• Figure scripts
============

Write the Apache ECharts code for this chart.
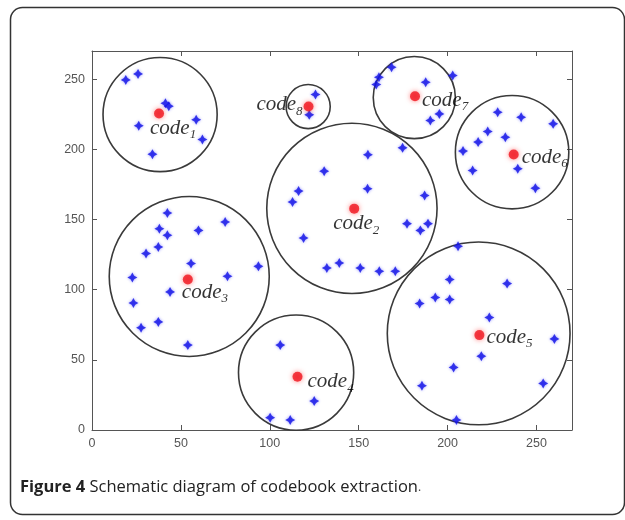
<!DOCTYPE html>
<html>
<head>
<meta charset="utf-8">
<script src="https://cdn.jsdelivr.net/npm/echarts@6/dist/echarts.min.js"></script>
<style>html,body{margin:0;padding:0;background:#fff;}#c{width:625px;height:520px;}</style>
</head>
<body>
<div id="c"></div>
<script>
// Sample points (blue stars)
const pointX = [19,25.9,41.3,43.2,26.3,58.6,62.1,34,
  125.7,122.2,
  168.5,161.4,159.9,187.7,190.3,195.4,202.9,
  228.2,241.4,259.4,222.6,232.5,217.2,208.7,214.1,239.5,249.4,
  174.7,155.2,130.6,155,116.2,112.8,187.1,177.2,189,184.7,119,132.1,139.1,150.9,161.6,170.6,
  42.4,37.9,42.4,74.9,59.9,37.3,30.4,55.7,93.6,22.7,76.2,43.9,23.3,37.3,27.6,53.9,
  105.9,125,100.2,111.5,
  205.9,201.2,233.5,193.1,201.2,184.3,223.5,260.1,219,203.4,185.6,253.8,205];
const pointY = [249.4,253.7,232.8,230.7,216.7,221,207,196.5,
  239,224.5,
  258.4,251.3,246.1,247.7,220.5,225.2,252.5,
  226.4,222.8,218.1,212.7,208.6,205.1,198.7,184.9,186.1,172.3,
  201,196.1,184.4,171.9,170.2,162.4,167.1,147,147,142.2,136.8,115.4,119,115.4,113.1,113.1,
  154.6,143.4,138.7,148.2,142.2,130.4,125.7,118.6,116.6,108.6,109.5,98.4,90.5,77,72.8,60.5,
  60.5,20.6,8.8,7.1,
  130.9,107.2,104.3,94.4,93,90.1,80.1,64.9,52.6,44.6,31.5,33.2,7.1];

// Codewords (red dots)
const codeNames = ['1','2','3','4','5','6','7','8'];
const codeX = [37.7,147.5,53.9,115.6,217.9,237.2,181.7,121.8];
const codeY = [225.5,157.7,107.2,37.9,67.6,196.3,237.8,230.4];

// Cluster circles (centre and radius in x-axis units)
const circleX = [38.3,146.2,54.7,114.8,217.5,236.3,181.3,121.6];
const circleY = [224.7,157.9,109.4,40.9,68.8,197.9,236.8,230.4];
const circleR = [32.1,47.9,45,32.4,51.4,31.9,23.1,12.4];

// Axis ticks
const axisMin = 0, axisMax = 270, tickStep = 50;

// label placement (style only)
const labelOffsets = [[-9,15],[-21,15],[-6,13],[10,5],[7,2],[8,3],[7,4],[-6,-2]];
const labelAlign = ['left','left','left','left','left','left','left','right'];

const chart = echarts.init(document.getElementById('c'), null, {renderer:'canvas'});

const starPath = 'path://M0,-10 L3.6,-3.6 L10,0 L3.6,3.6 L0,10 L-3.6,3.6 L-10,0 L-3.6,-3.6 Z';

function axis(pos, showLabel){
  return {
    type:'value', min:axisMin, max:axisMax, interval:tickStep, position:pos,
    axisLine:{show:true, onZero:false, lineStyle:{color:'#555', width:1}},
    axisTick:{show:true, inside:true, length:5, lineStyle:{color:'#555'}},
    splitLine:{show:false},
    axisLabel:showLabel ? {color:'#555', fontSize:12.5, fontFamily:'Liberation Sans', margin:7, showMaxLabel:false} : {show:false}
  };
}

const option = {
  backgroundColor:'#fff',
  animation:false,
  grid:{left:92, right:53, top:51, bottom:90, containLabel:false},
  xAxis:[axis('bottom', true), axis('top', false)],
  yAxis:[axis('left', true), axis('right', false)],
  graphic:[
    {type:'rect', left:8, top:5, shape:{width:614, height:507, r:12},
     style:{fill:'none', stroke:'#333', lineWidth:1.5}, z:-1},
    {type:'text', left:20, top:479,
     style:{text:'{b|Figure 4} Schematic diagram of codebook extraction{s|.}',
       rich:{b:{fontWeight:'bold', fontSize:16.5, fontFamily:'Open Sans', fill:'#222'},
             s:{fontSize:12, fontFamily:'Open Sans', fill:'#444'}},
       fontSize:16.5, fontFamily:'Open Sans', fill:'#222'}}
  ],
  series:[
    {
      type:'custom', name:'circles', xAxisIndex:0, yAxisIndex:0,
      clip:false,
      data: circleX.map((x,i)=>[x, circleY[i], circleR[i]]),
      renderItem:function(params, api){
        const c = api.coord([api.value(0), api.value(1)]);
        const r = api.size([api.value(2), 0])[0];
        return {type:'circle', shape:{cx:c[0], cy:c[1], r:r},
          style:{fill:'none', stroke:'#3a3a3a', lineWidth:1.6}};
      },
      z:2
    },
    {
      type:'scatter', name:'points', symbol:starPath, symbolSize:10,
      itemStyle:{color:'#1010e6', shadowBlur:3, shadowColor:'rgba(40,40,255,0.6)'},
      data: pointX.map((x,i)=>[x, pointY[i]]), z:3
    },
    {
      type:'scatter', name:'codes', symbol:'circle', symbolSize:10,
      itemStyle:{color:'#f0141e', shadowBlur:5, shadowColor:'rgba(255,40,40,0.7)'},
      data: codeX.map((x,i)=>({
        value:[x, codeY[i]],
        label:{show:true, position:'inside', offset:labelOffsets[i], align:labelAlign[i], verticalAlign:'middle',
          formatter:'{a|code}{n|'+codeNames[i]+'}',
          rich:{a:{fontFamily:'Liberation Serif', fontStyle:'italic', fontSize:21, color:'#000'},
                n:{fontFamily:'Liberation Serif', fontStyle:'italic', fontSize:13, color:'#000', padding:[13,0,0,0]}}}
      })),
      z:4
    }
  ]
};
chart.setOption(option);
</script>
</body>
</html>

============

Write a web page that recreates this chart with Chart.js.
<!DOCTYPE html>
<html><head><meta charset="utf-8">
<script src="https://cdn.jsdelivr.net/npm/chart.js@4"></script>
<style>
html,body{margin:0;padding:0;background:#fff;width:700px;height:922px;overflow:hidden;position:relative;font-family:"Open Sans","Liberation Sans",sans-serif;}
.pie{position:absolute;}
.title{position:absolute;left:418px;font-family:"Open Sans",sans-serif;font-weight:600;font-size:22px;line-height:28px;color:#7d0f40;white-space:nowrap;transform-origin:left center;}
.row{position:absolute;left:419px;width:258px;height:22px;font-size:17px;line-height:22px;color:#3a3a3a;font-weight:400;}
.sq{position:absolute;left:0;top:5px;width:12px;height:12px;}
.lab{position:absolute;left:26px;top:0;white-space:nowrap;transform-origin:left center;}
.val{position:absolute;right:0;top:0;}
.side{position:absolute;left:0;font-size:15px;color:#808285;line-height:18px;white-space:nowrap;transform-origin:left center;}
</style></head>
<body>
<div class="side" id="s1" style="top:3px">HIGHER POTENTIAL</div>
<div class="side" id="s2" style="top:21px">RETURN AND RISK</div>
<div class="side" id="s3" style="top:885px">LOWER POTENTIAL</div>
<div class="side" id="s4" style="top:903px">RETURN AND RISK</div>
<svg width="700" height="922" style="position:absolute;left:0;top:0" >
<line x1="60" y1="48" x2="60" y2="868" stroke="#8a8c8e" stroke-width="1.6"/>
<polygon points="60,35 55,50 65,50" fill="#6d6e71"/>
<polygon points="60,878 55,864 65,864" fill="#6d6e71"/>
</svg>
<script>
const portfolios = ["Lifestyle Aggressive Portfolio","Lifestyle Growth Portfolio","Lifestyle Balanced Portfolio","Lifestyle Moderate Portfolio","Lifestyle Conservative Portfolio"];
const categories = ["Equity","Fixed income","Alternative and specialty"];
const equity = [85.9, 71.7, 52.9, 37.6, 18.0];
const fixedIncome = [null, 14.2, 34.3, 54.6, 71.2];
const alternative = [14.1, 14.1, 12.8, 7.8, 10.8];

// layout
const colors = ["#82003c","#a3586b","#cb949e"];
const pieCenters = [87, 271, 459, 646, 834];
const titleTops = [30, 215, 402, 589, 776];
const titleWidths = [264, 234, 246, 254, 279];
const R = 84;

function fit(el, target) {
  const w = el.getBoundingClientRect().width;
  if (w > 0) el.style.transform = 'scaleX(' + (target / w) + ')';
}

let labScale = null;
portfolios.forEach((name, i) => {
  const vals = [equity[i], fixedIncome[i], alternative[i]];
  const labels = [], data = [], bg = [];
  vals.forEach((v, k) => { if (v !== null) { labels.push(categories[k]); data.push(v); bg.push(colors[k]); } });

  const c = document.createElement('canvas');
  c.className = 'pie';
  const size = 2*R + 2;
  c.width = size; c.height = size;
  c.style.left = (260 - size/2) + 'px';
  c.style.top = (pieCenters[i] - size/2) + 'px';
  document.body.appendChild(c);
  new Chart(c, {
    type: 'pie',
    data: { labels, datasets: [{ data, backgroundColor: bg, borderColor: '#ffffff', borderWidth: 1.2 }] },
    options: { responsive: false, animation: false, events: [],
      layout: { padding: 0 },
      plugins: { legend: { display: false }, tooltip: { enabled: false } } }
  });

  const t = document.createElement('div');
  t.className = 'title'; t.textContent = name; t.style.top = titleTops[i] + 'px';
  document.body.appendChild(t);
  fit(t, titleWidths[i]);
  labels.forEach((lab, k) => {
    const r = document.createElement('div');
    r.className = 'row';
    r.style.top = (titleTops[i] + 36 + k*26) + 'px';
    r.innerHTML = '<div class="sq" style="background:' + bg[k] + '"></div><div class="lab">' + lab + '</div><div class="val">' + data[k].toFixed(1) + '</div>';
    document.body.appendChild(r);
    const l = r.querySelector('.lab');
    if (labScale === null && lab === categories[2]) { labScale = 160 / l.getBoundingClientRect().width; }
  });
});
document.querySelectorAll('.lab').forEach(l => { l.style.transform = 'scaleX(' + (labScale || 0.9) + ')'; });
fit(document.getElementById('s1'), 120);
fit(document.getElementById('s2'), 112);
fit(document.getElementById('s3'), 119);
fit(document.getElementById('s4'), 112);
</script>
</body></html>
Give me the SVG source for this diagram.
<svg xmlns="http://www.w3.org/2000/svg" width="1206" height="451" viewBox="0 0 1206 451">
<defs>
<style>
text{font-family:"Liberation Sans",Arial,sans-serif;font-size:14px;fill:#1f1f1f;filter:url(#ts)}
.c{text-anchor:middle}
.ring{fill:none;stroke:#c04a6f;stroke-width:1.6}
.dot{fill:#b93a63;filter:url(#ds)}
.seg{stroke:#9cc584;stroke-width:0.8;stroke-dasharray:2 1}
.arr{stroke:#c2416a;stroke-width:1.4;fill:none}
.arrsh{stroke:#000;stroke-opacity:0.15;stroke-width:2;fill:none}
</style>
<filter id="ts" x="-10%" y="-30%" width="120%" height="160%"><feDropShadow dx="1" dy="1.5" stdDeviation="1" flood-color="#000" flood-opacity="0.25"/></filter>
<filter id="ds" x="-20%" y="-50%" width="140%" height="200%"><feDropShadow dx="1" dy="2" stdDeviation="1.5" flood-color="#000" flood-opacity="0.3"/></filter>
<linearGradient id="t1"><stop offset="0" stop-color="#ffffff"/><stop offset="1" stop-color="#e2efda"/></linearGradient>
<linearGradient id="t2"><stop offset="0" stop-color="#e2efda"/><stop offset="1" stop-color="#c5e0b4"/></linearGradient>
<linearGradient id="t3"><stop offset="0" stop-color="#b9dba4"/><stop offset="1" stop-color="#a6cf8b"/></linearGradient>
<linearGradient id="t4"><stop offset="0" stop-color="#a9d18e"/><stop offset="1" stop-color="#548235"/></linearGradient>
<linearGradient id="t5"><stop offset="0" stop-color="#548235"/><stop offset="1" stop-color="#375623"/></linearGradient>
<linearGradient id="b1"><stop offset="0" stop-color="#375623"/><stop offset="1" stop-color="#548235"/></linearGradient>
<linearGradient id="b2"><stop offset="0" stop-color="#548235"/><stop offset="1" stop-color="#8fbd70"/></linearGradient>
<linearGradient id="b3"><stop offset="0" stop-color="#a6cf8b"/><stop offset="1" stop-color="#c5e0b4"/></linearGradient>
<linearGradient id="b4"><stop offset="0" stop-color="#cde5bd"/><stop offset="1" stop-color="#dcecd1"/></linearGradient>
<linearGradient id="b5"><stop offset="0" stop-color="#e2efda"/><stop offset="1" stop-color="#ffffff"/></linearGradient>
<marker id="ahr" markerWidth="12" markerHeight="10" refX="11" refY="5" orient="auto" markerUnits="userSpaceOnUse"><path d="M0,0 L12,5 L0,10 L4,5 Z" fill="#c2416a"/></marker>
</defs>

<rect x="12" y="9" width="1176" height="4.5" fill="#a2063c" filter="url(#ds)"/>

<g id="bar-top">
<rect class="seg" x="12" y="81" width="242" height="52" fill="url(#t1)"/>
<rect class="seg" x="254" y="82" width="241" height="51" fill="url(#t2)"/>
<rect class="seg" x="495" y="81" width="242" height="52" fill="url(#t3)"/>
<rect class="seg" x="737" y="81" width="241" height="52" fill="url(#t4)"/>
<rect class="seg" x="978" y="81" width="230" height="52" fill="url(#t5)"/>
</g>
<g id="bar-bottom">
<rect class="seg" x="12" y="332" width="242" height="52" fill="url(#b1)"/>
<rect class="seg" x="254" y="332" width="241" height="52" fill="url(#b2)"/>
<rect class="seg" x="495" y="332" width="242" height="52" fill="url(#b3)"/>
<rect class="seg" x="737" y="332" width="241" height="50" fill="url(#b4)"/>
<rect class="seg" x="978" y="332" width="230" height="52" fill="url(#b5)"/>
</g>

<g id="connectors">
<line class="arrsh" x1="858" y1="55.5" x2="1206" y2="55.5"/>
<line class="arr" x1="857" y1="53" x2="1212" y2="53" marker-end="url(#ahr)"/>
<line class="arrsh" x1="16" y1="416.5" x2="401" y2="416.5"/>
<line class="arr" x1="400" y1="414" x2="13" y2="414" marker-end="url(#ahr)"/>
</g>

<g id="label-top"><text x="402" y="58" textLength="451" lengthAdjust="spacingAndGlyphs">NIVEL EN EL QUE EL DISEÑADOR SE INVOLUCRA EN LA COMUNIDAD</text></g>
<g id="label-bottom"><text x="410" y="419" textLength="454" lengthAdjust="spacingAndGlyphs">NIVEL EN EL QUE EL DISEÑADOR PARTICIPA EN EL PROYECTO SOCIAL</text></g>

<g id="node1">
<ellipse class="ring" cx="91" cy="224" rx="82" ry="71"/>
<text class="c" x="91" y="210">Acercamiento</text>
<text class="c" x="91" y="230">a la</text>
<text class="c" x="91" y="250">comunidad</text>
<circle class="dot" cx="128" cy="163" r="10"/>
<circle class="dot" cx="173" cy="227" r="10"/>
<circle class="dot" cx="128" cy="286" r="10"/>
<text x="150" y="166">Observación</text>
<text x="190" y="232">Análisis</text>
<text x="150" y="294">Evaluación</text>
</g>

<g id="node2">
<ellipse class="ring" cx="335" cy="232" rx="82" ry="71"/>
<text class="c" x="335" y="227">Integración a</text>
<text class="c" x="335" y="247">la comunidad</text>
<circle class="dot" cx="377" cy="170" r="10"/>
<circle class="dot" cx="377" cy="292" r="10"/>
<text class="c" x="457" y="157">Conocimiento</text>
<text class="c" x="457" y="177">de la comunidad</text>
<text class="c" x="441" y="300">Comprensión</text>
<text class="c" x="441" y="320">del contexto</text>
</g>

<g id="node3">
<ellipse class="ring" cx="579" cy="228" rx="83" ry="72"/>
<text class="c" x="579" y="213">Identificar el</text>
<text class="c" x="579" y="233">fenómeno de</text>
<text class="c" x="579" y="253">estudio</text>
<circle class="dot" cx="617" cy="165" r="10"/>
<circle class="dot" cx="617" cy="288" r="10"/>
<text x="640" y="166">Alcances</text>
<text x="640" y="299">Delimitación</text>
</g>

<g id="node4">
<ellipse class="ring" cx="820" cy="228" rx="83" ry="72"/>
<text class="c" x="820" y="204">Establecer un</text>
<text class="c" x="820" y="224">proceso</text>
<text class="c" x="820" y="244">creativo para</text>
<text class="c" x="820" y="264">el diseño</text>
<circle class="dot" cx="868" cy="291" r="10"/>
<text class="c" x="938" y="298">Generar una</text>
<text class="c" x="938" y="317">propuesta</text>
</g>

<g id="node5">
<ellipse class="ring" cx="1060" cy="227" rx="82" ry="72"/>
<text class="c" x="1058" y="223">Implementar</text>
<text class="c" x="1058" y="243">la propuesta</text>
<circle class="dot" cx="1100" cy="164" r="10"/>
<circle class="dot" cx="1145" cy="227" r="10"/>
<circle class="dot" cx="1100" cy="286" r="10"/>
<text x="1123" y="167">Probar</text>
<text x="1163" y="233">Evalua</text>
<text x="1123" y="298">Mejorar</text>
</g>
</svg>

============

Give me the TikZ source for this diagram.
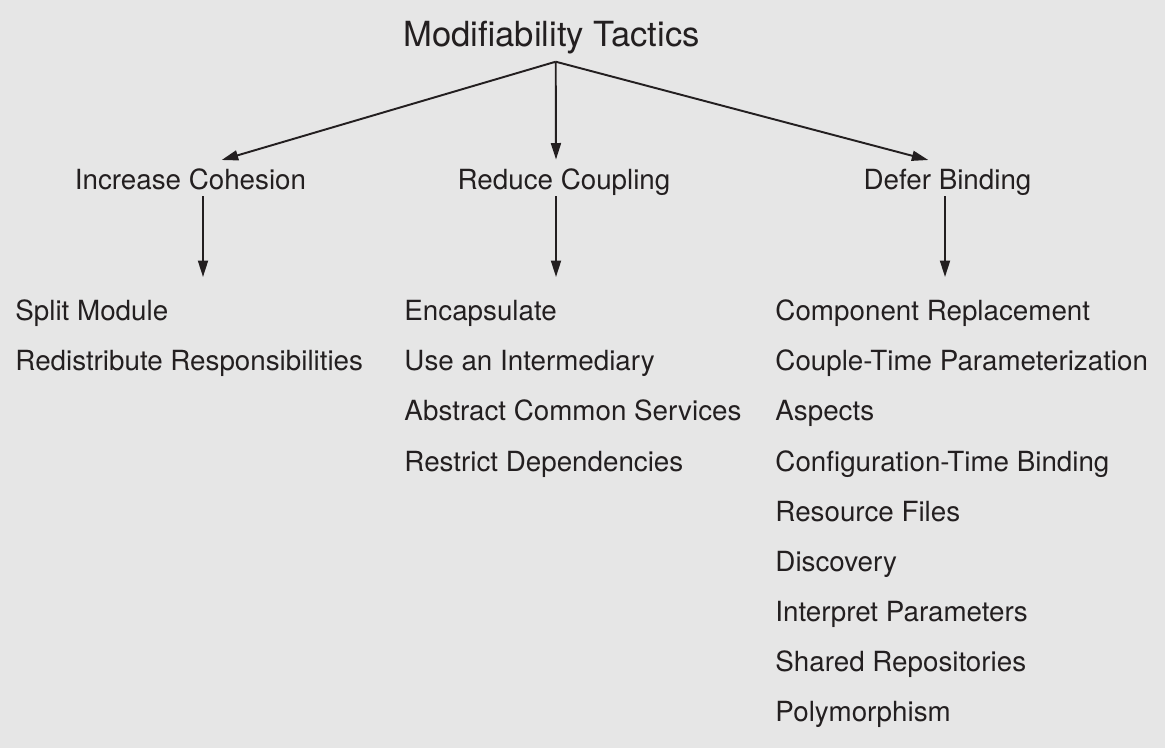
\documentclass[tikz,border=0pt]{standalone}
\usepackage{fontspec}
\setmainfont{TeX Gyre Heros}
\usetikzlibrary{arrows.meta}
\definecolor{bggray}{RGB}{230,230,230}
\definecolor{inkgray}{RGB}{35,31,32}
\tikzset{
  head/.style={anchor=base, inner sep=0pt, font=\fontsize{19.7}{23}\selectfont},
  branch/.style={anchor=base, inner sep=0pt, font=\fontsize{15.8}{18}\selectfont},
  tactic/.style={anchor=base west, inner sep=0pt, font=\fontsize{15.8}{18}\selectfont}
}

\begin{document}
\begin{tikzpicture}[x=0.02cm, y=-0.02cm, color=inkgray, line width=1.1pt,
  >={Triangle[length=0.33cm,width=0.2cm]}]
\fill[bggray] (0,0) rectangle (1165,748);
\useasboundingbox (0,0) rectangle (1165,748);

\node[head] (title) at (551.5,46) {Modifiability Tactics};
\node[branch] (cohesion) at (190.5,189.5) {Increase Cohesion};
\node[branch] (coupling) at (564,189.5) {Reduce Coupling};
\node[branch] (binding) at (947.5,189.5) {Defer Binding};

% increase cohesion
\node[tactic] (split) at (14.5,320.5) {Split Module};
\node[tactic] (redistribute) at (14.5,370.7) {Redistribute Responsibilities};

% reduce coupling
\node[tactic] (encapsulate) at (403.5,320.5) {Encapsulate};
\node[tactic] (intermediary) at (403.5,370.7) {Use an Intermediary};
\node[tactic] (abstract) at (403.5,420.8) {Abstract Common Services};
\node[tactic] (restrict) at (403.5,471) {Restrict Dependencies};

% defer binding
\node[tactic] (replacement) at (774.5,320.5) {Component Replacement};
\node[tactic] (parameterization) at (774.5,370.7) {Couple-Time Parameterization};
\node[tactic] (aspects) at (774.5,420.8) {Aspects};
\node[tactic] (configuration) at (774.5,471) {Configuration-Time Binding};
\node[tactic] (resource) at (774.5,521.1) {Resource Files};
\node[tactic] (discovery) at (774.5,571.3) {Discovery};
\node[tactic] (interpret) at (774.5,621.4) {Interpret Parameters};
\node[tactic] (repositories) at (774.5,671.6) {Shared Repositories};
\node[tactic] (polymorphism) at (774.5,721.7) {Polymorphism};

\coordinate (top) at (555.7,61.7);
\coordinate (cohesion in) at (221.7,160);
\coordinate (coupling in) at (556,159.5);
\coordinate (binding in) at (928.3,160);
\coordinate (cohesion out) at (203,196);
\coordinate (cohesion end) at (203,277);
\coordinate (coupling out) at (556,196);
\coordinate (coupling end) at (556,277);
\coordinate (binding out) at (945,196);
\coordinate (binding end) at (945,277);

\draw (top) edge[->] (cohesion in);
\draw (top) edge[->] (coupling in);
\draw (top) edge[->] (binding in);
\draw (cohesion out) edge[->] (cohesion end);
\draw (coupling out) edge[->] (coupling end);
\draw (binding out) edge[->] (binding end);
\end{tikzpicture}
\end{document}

============

• TASK
Copy all lines from the data that hold the word "Give".

• ANSWER TO THE TASK
Give me the SVG source for this diagram.
Give me the TikZ source for this diagram.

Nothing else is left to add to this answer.